April 12, 2022
Zweig Law, PC is run by a dynamic duo of prestigious, highly decorated family lawyers in Colorado. Maryjo Zweig has been a practicing trial lawyer for more than a quarter of a century. She’s litigated cases at the state and federal level. Steven Zweig has practiced in law for almost thirty years and doesn’t plan to stop anytime soon. Whenever you’re choosing a family lawyer to represent you, you’ll want lawyers who are seasoned and reputable. We offer a free case review in less than 24 hours. That’s how important your circumstance is to us. You may fill out an intake form here or call us at 970-986-6460.
Who Pays Child Support?
In Colorado, the non-custodial parent pays child support.

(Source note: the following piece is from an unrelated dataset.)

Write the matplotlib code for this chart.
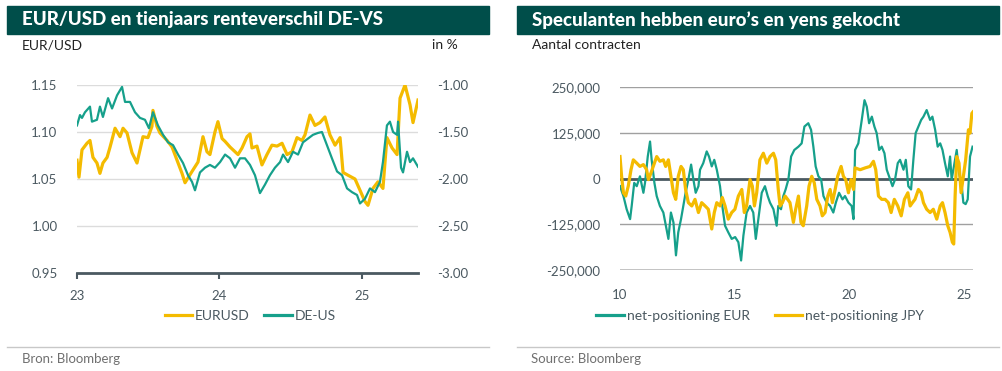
import matplotlib
matplotlib.use('Agg')
import matplotlib.pyplot as plt
from matplotlib.patches import Rectangle
from matplotlib.lines import Line2D
from matplotlib.ticker import FuncFormatter

# ==========================================
# DATA
# ==========================================
# left panel: EUR/USD and 10y spread DE-US, x in years (23 = 2023)
eurusd_t = [23.000, 23.014, 23.035, 23.070, 23.091, 23.112, 23.140, 23.161, 23.182, 23.211,
            23.232, 23.267, 23.302, 23.323, 23.351, 23.386, 23.421, 23.442, 23.463, 23.498,
            23.526, 23.533, 23.561, 23.582, 23.632, 23.667, 23.702, 23.737, 23.758, 23.807,
            23.849, 23.884, 23.912, 23.933, 23.968, 23.989, 24.018, 24.039, 24.074, 24.109,
            24.130, 24.158, 24.193, 24.214, 24.228, 24.263, 24.298, 24.333, 24.368, 24.404,
            24.439, 24.474, 24.509, 24.544, 24.579, 24.600, 24.635, 24.670, 24.705, 24.740,
            24.775, 24.811, 24.846, 24.867, 24.902, 24.951, 24.986, 25.021, 25.042, 25.077,
            25.112, 25.147, 25.175, 25.211, 25.246, 25.267, 25.302, 25.337, 25.358, 25.393]
eurusd = [1.070, 1.052, 1.081, 1.088, 1.091, 1.073, 1.067, 1.056, 1.067, 1.073,
          1.084, 1.104, 1.095, 1.104, 1.099, 1.078, 1.067, 1.081, 1.095, 1.094,
          1.106, 1.123, 1.106, 1.099, 1.091, 1.084, 1.070, 1.056, 1.046, 1.058,
          1.068, 1.095, 1.079, 1.076, 1.100, 1.111, 1.093, 1.090, 1.084, 1.079,
          1.076, 1.083, 1.095, 1.098, 1.083, 1.085, 1.065, 1.076, 1.086, 1.085,
          1.088, 1.076, 1.079, 1.094, 1.091, 1.097, 1.118, 1.107, 1.110, 1.116,
          1.097, 1.086, 1.094, 1.057, 1.054, 1.050, 1.038, 1.026, 1.022, 1.040,
          1.047, 1.040, 1.094, 1.083, 1.076, 1.136, 1.150, 1.129, 1.110, 1.134]

spread_t = [23.000, 23.021, 23.035, 23.056, 23.091, 23.105, 23.140, 23.161, 23.182, 23.218,
            23.246, 23.281, 23.316, 23.337, 23.372, 23.407, 23.442, 23.477, 23.505, 23.533,
            23.568, 23.604, 23.639, 23.674, 23.709, 23.744, 23.779, 23.807, 23.828, 23.863,
            23.898, 23.933, 23.968, 24.004, 24.039, 24.074, 24.109, 24.144, 24.179, 24.214,
            24.249, 24.284, 24.319, 24.354, 24.389, 24.425, 24.446, 24.481, 24.516, 24.551,
            24.586, 24.621, 24.656, 24.691, 24.719, 24.754, 24.789, 24.825, 24.860, 24.895,
            24.930, 24.965, 24.986, 25.021, 25.056, 25.091, 25.126, 25.147, 25.175, 25.196,
            25.218, 25.246, 25.253, 25.274, 25.288, 25.316, 25.337, 25.358, 25.393]
spread_de_us = [-1.43, -1.32, -1.35, -1.29, -1.23, -1.39, -1.37, -1.23, -1.34, -1.14,
                -1.25, -1.11, -1.02, -1.18, -1.18, -1.29, -1.35, -1.37, -1.46, -1.29,
                -1.43, -1.53, -1.61, -1.64, -1.74, -1.83, -1.96, -2.03, -2.12, -1.93,
                -1.88, -1.85, -1.88, -1.82, -1.74, -1.78, -1.88, -1.78, -1.78, -1.85,
                -1.96, -2.15, -2.06, -1.96, -1.88, -1.82, -1.74, -1.82, -1.71, -1.74,
                -1.61, -1.57, -1.53, -1.51, -1.50, -1.64, -1.78, -1.92, -1.96, -2.10,
                -2.14, -2.17, -2.26, -2.21, -2.10, -2.14, -2.03, -1.82, -1.43, -1.39,
                -1.50, -1.53, -1.39, -1.88, -1.93, -1.71, -1.82, -1.78, -1.87]

# right panel: speculative net positions, x in years (10 = 2010), values in thousands
eur_net_t = [10.00, 10.15, 10.29, 10.44, 10.51, 10.62, 10.73, 10.87, 11.02, 11.09,
             11.21, 11.31, 11.38, 11.50, 11.60, 11.74, 11.89, 12.03, 12.11, 12.22,
             12.33, 12.44, 12.54, 12.66, 12.76, 12.86, 12.98, 13.10, 13.20, 13.30,
             13.42, 13.49, 13.63, 13.78, 13.88, 14.00, 14.11, 14.22, 14.36, 14.46,
             14.58, 14.72, 14.87, 15.02, 15.16, 15.28, 15.38, 15.52, 15.67, 15.81,
             15.92, 16.03, 16.18, 16.32, 16.44, 16.54, 16.69, 16.83, 16.90, 17.02,
             17.12, 17.22, 17.34, 17.46, 17.60, 17.78, 17.92, 18.04, 18.21, 18.33,
             18.43, 18.53, 18.65, 18.77, 18.87, 19.01, 19.16, 19.30, 19.41, 19.55,
             19.70, 19.81, 19.96, 20.10, 20.18, 20.25, 20.39, 20.54, 20.66, 20.76,
             20.86, 20.98, 21.09, 21.19, 21.30, 21.41, 21.53, 21.63, 21.78, 21.88,
             21.99, 22.11, 22.21, 22.36, 22.46, 22.57, 22.69, 22.79, 22.89, 23.01,
             23.13, 23.23, 23.37, 23.52, 23.62, 23.74, 23.85, 23.96, 24.06, 24.17,
             24.29, 24.39, 24.46, 24.58, 24.68, 24.78, 24.90, 24.97, 25.07, 25.16,
             25.26, 25.37]
eur_net_k = [-21, -48, -84, -111, -75, -12, -21, 6, -39, -12,
             60, 101, 51, -12, -48, -75, -93, -138, -165, -93,
             -120, -210, -147, -111, -75, -39, -3, 38, -3, -39,
             -21, 24, 42, 74, 60, 33, 51, 24, -21, -75,
             -129, -147, -165, -160, -174, -224, -156, -93, -75, -93,
             -165, -111, -39, -21, -48, -66, -84, -129, -75, -84,
             -48, -30, -3, 60, 78, 87, 96, 142, 151, 133,
             87, 33, 6, -3, -48, -66, -75, -93, -66, -39,
             -57, -48, -66, -75, -111, 78, 96, 160, 214, 196,
             151, 169, 142, 124, 78, 87, 69, 24, -3, -21,
             -3, 42, 51, 24, 51, -21, -30, 51, 124, 142,
             160, 169, 187, 160, 169, 133, 87, 96, 78, 42,
             6, 60, -3, 42, 78, 15, -21, -66, -70, -57,
             60, 87]

jpy_net_t = [10.00, 10.07, 10.15, 10.25, 10.36, 10.48, 10.58, 10.73, 10.87, 11.02,
             11.16, 11.24, 11.35, 11.45, 11.60, 11.74, 11.89, 11.99, 12.11, 12.22,
             12.33, 12.43, 12.54, 12.66, 12.76, 12.86, 12.98, 13.13, 13.27, 13.42,
             13.56, 13.71, 13.85, 14.00, 14.11, 14.22, 14.36, 14.46, 14.58, 14.72,
             14.87, 15.01, 15.16, 15.31, 15.42, 15.52, 15.67, 15.77, 15.86, 15.96,
             16.10, 16.25, 16.40, 16.54, 16.69, 16.79, 16.90, 16.98, 17.08, 17.20,
             17.31, 17.41, 17.56, 17.66, 17.78, 17.89, 17.99, 18.14, 18.24, 18.36,
             18.47, 18.58, 18.72, 18.82, 18.94, 19.06, 19.16, 19.26, 19.38, 19.49,
             19.64, 19.74, 19.84, 19.96, 20.07, 20.18, 20.25, 20.47, 20.69, 20.90,
             21.05, 21.15, 21.27, 21.41, 21.56, 21.70, 21.82, 21.96, 22.11, 22.26,
             22.40, 22.55, 22.65, 22.75, 22.86, 23.01, 23.13, 23.23, 23.37, 23.52,
             23.66, 23.81, 23.96, 24.06, 24.17, 24.29, 24.39, 24.49, 24.55, 24.61,
             24.68, 24.78, 24.87, 24.97, 25.07, 25.19, 25.26, 25.34, 25.39]
jpy_net_k = [60, 6, -39, -48, -21, 24, 51, 42, 33, 38,
             24, -3, 15, 33, 60, 47, 51, 33, 51, 6,
             -39, -57, 6, 33, 24, -30, -66, -75, -57, -93,
             -66, -75, -84, -138, -93, -66, -75, -52, -75, -111,
             -93, -84, -48, -30, -93, -75, -3, -21, -75, -39,
             51, 69, 42, 60, 69, 51, -30, -75, -66, -48,
             -57, -66, -120, -84, -48, -120, -129, -75, -21, 6,
             -12, -57, -75, -102, -93, -48, -30, -66, -30, 6,
             33, 6, -3, -39, -3, -30, 29, 24, 29, 33,
             47, 24, -48, -57, -57, -66, -93, -57, -75, -102,
             -57, -39, -75, -66, -57, -30, -39, -66, -84, -93,
             -84, -111, -75, -66, -93, -129, -147, -174, -179, -48,
             60, 42, -39, 6, 51, 133, 124, 178, 182]

left_xticks = [23, 24, 25]
left_yticks = [0.95, 1.00, 1.05, 1.10, 1.15]
right_yticks_spread = [-3.0, -2.5, -2.0, -1.5, -1.0]
pos_xticks = [10, 15, 20, 25]
pos_yticks = [-250000, -125000, 0, 125000, 250000]

# ==========================================
# STYLE
# ==========================================
W, H = 1003, 371
HEADER = '#004e4a'
YELLOW = '#f4bb00'
TEAL = '#16a08b'
SLATE = '#4b5961'
GRID_L = '#dcdcdc'
GRID_R = '#a0a0a0'

plt.rcParams['font.family'] = ['Lato', 'DejaVu Sans']
plt.rcParams['font.size'] = 10


def fx(x):
    return x / W


def fy(y):
    return 1 - y / H


fig = plt.figure(figsize=(W / 100, H / 100), dpi=100)
fig.patch.set_facecolor('white')

# header bars + titles
for x0, x1, title in [(7, 489, 'EUR/USD en tienjaars renteverschil DE-VS'),
                      (517, 999, 'Speculanten hebben euro\u2019s en yens gekocht')]:
    fig.patches.append(Rectangle((fx(x0), fy(34)), fx(x1 - x0), (34 - 6) / H,
                                 transform=fig.transFigure, color=HEADER, zorder=0))
    fig.text(fx(x0 + 15), fy(20), title, color='white', fontsize=13.5,
             fontweight='black', va='center', ha='left')
    # bottom separator
    fig.add_artist(Line2D([fx(x0), fx(x1)], [fy(347), fy(347)], color='#c8c8c8', lw=1))

fig.text(fx(22), fy(45), 'EUR/USD', fontsize=10, color='#222222', va='center')
fig.text(fx(432), fy(45), 'in %', fontsize=10, color='#222222', va='center', ha='left')
fig.text(fx(532), fy(45), 'Aantal contracten', fontsize=10, color='#222222', va='center')
fig.text(fx(22), fy(359), 'Bron: Bloomberg', fontsize=9.5, color='#707070', va='center')
fig.text(fx(531), fy(359), 'Source: Bloomberg', fontsize=9.5, color='#707070', va='center')

# ==========================================
# LEFT PANEL
# ==========================================
ax = fig.add_axes([fx(77), fy(273), fx(418 - 77), (273 - 85) / H])
ax.plot(eurusd_t, eurusd, color=YELLOW, lw=2.3, zorder=3)
ax.set_xlim(23.0, 25.393)
ax.set_ylim(0.95, 1.15)
ax.set_yticks(left_yticks)
ax.yaxis.set_major_formatter(FuncFormatter(lambda v, p: f'{v:.2f}'))
ax.set_xticks(left_xticks)
ax.set_xticklabels([str(t) for t in left_xticks])
for y in left_yticks[1:]:
    ax.axhline(y, color=GRID_L, lw=1, zorder=1)
for s in ['top', 'right', 'left']:
    ax.spines[s].set_visible(False)
ax.spines['bottom'].set_color(SLATE)
ax.spines['bottom'].set_linewidth(2)
ax.tick_params(axis='x', length=4, width=1.5, color=SLATE, colors=SLATE, labelsize=9.5, pad=8)
ax.tick_params(axis='y', length=0, colors=SLATE, labelsize=9.5, pad=14)

ax2 = ax.twinx()
ax2.plot(spread_t, spread_de_us, color=TEAL, lw=1.6, zorder=4)
ax2.set_ylim(-3.0, -1.0)
ax2.set_yticks(right_yticks_spread)
ax2.yaxis.set_major_formatter(FuncFormatter(lambda v, p: f'{v:.2f}'))
for s in ['top', 'right', 'left', 'bottom']:
    ax2.spines[s].set_visible(False)
ax2.tick_params(axis='y', length=0, colors=SLATE, labelsize=9.5, pad=14)

handles = [Line2D([], [], color=YELLOW, lw=2.3), Line2D([], [], color=TEAL, lw=2.3)]
fig.legend(handles, ['EURUSD', 'DE-US'], loc='center', bbox_to_anchor=(fx(250), fy(316)),
           ncol=2, frameon=False, fontsize=10, handlelength=2.0, handletextpad=0.2,
           columnspacing=1.0, labelcolor=SLATE)

# ==========================================
# RIGHT PANEL
# ==========================================
bx = fig.add_axes([fx(620), fy(270), fx(973 - 620), (270 - 87) / H])
bx.plot(eur_net_t, [v * 1000 for v in eur_net_k], color=TEAL, lw=1.6, zorder=3)
bx.plot(jpy_net_t, [v * 1000 for v in jpy_net_k], color=YELLOW, lw=2.3, zorder=4)
bx.set_xlim(10, 25.39)
bx.set_ylim(-250000, 250000)
bx.set_yticks(pos_yticks)
bx.yaxis.set_major_formatter(FuncFormatter(lambda v, p: f'{v:,.0f}'))
bx.set_xticks(pos_xticks)
bx.set_xticklabels([str(t) for t in pos_xticks])
for y in pos_yticks:
    if y == 0:
        bx.axhline(y, color=SLATE, lw=2, zorder=2)
    elif y == -250000:
        bx.axhline(y, color='#bdbdbd', lw=2, zorder=1)
    else:
        bx.axhline(y, color=GRID_R, lw=1, zorder=1)
for s in bx.spines.values():
    s.set_visible(False)
bx.tick_params(axis='x', length=0, colors=SLATE, labelsize=9.5, pad=14)
bx.tick_params(axis='y', length=0, colors=SLATE, labelsize=9.5, pad=14)

handles = [Line2D([], [], color=TEAL, lw=2.3), Line2D([], [], color=YELLOW, lw=2.3)]
fig.legend(handles, ['net-positioning EUR', 'net-positioning JPY'], loc='center',
           bbox_to_anchor=(fx(760), fy(316)), ncol=2, frameon=False, fontsize=10,
           handlelength=2.0, handletextpad=0.2, columnspacing=1.8, labelcolor=SLATE)

plt.savefig('out.png', dpi=100)
plt.close(fig)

Contrary to popular belief, more courts are awarding fathers primary or sole custody these days, so it’s sometimes the mother who must pay child support to the father. How is the child support amount decided? Take 20% the combined gross income of you and your ex-spouse. That’s what a court will have you pay in financial aid each month. After the 20% for the first child, an additional 10% of your combined gross income is added for each additional child. Thus, if your ex has primary custody of your three children, you’ll pay 40% of your combined gross income each month.
Bear in mind that this amount can change depending on whether any of your children have special needs or other factors apply.
Can My Ex-Spouse And I Agree To Waive Child Support?
When spouses divorce in Colorado, it becomes automatic and mandatory that one spouse pays child support. Child support has been mandatory for divorcing parents for decades because courts feared that the non-custodial parent would forgo all financial responsibility. Unfortunately, there are several reasons why the non-custodial parent doesn’t want or refuses to pay child support, such as spite or never having wanted the divorce in the first place. Sometimes, the thought process is that you two may reunite if you make the separation difficult.
But not all lack of child support payments stems from malicious reasons. Sometimes, neither parent believes child support is necessary. For example, if both of you are gainfully employed and you both agree that each of you can be trusted to be active parents in all aspects, you may find child support to be burdensome. After all, even very involved parents can find the amount they pay in monthly financial aid to be taxing. Thus, you and your ex may agree that neither of you will ask for child support during the divorce. Will the judge go for it?
No. As previously stated, child support is automatic and mandatory whenever a couple divorces. If you two had never married, however, child support would only be activated once one parent files for it. Child support is the right of children, not their parents. Because it is a right and not a privilege, you and your ex-spouse cannot agree to waive this right of your offspring.